How To Substitute Vidalia Onions
So, you’ve come across a recipe that either specifically requires Vidalia onions or any type of sweet onion, but you cannot seem to find them anywhere.
Luckily, we have a bunch of substitutes for you to choose from, however, first, you need to understand what you are trying to substitute.
As with many other ingredients, when substituting them you are either trying to substitute their flavor or their function.
Seeing as onions do not necessarily have a specific function other than adding flavor, we will be focussing on such substitutes.
Like we have previously mentioned, Vidalia onions are one of the sweetest varieties available on the market, meaning that is your goal; finding a sweet onion, or compensating for the sweeter flavor.
Another aspect to think of when substituting is the aromas the onions add; do you want to create a more intense aroma, or are you looking to keep it mild?
In terms of substituting Vidalia onions visually, you have to find onions that are similar in shape, size, and color. So for example you won’t be able to use red onions if you want to keep the white onion color.
You also won’t be able to use small shallots or pickling onions if you want to have large slices.
These are all things you have to think about before choosing a substitution.
The 5 Best Substitutes For Vidalia Onions
Below is a list of some of our favorite substitutions for Vidalia onions. Have a look at the benefits of each before deciding which will work for you.
Each substitution is unique and works in different ways and believe it or not, but not all of these substitutions are even onions!
1. White Onion
White onions are by far the best and most effective substitution for Vidalia onions for many reasons. First and ultimately, it is because it is an onion and provides many similar characteristics to Vidalia onions.

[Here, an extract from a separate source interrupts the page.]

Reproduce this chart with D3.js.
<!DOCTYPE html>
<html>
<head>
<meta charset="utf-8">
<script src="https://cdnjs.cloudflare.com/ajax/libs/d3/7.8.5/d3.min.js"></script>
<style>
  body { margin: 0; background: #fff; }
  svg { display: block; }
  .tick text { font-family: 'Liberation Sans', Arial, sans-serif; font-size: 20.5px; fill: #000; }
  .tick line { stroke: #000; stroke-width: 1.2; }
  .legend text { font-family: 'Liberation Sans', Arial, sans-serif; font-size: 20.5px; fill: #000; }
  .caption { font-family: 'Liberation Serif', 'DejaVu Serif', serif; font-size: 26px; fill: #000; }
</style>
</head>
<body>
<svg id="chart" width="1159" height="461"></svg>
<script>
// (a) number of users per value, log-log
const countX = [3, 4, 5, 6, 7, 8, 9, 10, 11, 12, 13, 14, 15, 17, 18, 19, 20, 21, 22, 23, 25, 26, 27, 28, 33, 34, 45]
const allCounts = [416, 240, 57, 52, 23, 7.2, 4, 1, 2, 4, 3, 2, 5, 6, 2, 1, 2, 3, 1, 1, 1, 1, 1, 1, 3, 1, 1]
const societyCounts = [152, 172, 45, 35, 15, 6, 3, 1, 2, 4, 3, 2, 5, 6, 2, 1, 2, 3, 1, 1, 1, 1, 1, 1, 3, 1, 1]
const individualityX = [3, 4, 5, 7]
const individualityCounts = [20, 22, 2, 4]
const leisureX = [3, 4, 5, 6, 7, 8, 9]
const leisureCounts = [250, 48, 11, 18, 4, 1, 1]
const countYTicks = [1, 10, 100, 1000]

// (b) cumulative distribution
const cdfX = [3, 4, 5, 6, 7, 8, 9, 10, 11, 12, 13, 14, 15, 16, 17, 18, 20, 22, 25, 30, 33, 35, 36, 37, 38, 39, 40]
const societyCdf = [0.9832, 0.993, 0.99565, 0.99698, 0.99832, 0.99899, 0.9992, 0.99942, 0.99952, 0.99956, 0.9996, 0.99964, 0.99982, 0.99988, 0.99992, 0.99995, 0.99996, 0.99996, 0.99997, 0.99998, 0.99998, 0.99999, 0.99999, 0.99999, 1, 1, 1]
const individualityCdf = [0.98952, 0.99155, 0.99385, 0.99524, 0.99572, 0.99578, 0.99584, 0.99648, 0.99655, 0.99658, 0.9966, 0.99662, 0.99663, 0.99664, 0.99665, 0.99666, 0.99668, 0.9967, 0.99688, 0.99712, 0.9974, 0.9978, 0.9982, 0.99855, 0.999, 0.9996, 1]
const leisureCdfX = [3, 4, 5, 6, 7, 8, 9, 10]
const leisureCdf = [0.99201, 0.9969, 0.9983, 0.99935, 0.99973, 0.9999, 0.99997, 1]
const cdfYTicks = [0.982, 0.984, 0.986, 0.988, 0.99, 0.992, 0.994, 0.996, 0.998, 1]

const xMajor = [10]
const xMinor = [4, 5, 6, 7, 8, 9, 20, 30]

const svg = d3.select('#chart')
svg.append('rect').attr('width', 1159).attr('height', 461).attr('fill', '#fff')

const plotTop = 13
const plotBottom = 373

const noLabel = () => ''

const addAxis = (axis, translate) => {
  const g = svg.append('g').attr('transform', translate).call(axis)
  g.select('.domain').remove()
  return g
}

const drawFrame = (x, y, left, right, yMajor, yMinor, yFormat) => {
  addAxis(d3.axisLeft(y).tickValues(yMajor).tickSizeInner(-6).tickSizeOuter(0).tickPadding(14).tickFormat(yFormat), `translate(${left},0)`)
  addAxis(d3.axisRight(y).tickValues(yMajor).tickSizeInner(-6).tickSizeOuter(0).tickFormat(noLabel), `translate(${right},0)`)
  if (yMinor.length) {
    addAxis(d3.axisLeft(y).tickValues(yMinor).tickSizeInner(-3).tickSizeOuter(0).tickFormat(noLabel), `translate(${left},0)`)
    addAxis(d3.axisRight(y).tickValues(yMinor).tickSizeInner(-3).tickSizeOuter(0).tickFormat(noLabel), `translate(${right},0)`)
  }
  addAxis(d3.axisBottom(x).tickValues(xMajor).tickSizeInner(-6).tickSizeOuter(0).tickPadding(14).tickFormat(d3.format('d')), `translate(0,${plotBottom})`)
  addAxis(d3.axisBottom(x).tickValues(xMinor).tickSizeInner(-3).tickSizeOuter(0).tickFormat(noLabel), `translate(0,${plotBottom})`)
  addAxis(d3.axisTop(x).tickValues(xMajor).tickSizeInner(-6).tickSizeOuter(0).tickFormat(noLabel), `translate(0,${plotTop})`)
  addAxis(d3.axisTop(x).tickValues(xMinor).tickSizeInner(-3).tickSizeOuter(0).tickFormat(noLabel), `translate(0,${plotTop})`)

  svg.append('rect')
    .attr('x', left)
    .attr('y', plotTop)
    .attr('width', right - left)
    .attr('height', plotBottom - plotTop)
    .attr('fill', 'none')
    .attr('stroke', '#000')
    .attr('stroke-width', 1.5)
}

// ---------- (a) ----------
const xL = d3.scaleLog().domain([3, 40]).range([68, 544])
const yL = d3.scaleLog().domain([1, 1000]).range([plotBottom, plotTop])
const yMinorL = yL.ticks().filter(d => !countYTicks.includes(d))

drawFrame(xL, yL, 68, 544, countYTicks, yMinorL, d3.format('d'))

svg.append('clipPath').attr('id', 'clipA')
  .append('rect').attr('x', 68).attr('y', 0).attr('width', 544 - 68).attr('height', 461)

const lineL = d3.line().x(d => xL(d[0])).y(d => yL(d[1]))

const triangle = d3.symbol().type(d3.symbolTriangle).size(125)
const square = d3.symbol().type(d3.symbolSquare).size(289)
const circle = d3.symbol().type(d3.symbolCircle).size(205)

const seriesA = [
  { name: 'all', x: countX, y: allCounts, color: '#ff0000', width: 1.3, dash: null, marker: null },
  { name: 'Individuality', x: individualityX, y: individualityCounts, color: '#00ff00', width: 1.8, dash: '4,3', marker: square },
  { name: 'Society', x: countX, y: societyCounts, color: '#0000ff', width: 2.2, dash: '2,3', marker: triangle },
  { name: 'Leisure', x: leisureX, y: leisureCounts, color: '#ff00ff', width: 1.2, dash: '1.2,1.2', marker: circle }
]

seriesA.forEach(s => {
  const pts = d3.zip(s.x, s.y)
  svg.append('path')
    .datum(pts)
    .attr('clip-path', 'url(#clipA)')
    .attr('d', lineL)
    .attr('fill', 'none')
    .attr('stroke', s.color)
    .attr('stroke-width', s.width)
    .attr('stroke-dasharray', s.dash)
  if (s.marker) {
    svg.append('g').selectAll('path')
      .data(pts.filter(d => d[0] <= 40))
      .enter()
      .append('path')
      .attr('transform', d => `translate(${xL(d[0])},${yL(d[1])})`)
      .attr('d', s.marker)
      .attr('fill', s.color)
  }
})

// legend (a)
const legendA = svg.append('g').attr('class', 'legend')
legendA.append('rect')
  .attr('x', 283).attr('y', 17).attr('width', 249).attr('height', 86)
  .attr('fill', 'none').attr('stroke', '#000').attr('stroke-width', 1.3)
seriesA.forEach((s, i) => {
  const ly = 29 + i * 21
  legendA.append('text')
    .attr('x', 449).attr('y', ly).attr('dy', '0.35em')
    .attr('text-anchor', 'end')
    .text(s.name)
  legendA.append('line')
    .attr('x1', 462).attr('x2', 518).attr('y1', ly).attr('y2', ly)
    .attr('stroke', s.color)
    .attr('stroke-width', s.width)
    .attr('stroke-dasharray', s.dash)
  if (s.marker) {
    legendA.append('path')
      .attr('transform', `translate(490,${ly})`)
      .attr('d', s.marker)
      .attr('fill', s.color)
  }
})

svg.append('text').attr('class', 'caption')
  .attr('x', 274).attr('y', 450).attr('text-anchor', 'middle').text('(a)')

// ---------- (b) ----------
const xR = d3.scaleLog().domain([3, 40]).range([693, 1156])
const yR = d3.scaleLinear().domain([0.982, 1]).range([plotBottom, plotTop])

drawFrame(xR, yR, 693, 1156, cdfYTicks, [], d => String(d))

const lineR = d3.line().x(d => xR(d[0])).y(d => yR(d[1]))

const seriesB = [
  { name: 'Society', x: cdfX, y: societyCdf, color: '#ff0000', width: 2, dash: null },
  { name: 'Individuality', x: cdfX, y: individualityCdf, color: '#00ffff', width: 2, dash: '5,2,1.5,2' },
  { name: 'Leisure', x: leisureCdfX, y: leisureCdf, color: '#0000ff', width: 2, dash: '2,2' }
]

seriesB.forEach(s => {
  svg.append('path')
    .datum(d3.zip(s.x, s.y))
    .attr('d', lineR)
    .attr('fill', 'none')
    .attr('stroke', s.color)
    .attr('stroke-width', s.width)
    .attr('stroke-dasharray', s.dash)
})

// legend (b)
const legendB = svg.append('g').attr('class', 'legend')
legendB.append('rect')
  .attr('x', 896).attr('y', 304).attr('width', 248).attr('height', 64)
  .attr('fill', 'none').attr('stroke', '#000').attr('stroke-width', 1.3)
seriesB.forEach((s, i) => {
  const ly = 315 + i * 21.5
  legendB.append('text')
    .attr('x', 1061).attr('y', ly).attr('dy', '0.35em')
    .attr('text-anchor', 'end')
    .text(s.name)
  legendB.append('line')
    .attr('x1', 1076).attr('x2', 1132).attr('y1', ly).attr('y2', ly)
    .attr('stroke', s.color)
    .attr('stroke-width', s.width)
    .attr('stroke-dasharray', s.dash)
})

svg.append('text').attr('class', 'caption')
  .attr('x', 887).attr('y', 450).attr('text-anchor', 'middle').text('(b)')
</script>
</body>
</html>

White onions have very similar sweet flavors compared to Vidalia onions, maybe slightly less intense. The aromas however are much more prominent and people with a very sensitive nose will immediately be able to smell the difference.
These onions work best as a substitute where the Vidalia onions were used raw. So for example in salads, salsa’s, and dips where the raw sweet flavors are necessary and very noticeable.

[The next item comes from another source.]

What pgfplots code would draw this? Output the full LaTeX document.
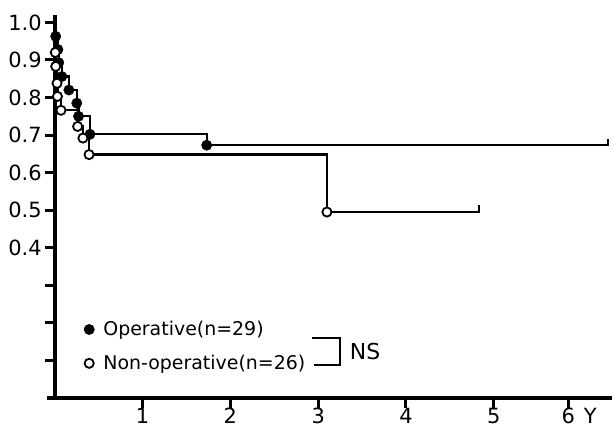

Their naturally sweet raw flavor is out of this world and the average person will barely notice the difference.
You can obviously also use white onions as a substitute for sautéed Vidalia onions. Their flavor will be slightly more subdued; however, their aroma will fill the air with sweet floral notes.
To substitute Vidalia onions with white onions, you should use less white onion. This is because of the aromas and less sweet taste, meaning the more you use, the weaker substitute it becomes.
You can use 1 teaspoon white onion for every 1 tablespoon of Vidalia onion you need. So in terms of whole onions, use 1/3 white onion for every Vidalia onion the recipe calls for.
Yes, you read that right! Garlic is the perfect last-resort substitute you can use. As you may have noticed, garlic goes hand in hand with onions in virtually every single recipe.
That is because garlic itself has very similar characteristics to onions.
Fun fact: garlic is actually part of the onion family! This explains why they are so often used together.
Even though they don’t look the same, they do share some elements. For one, they both have slightly sweet, slightly bitter, almost spicy flavors.
Onions do have a less intense profile, but it is still extremely similar.
So, when substituting Vidalia onions with garlic, it isn’t necessarily substituting the quantity, but rather masking the lack of it.
When onions are present in a recipe, garlic will nearly overpower its flavor and aroma, so you will barely notice the difference in taste if you don’t have onions.
To substitute, or rather mask, you can see what other ingredients are present. If you are other ingredients you are frying off, you can just add garlic if it isn’t already included in the recipe.
We wouldn’t recommend using garlic as a substitute for fresh onions, but rather in cooked savory dishes.
Most foodies are familiar with shallots. These onions are much smaller compared to regular onions and have a more oval-like and elongated shape.
Their tiny structure is what makes their flavor so concentrated and sweet! Shallots aren’t necessarily very aromatic, but when sauteed release a ton of intense flavors.
Shallots are the perfect substitute for Vidalia onions if you want similar flavors, but keep in mind that you won’t be able to achieve the same texture when cooked.
When cooked, shallots cook completely soft and their crunchiness disappears almost completely.
4. Walla Walla
Walla walla is another type of sweet onion that can be easily found in many parts of the world, especially the United States and makes a very good substitute for Vidalia onions.
Walla walla onions are also very sweet due to the sulfur content in the soil, not the sugar content of the onion.
This creates similar flavors to that of Vidalia onions – less spice, bitterness, and more sweetness and aromatics.
Walla walla onions have very similar appearances to regular brown onions, so their flavor is the best way to tell them apart.
You can substitute Vidalia onions with Walla walla onions in a one-to-one ratio. For every 1 Vidalia, you can use 1 Walla Walla.
This onion will substitute Vidalia in every recipe, both raw ones and cooked. The problem isn’t necessarily that it isn’t a great substitute, but that Walla walla onions aren’t always easy to find.
This is mainly because they are often incorporated and sold as regular brown onions without consumers even noticing the difference.
5. Yellow Onions
Also known as common brown onions, these are the category of “regular” onions that have those spicy flavors and much crunchier textures.
Although these aren’t by any means “the best” substitutes, they do very well when in a tight pinch and you can’t find any of the other substitutes.
Sweeter onions have a naturally higher water percentage compared to yellow (brown) onions. This means that they release moisture while simultaneously adding it to the mixture.
So, when using regular yellow onions, you may have to add more liquid to your food to compensate for the change.
Other than that, if the spicy flavor bothers you a lot, consider adding a teaspoon of honey to balance it out, if, of course, your recipe allows for it.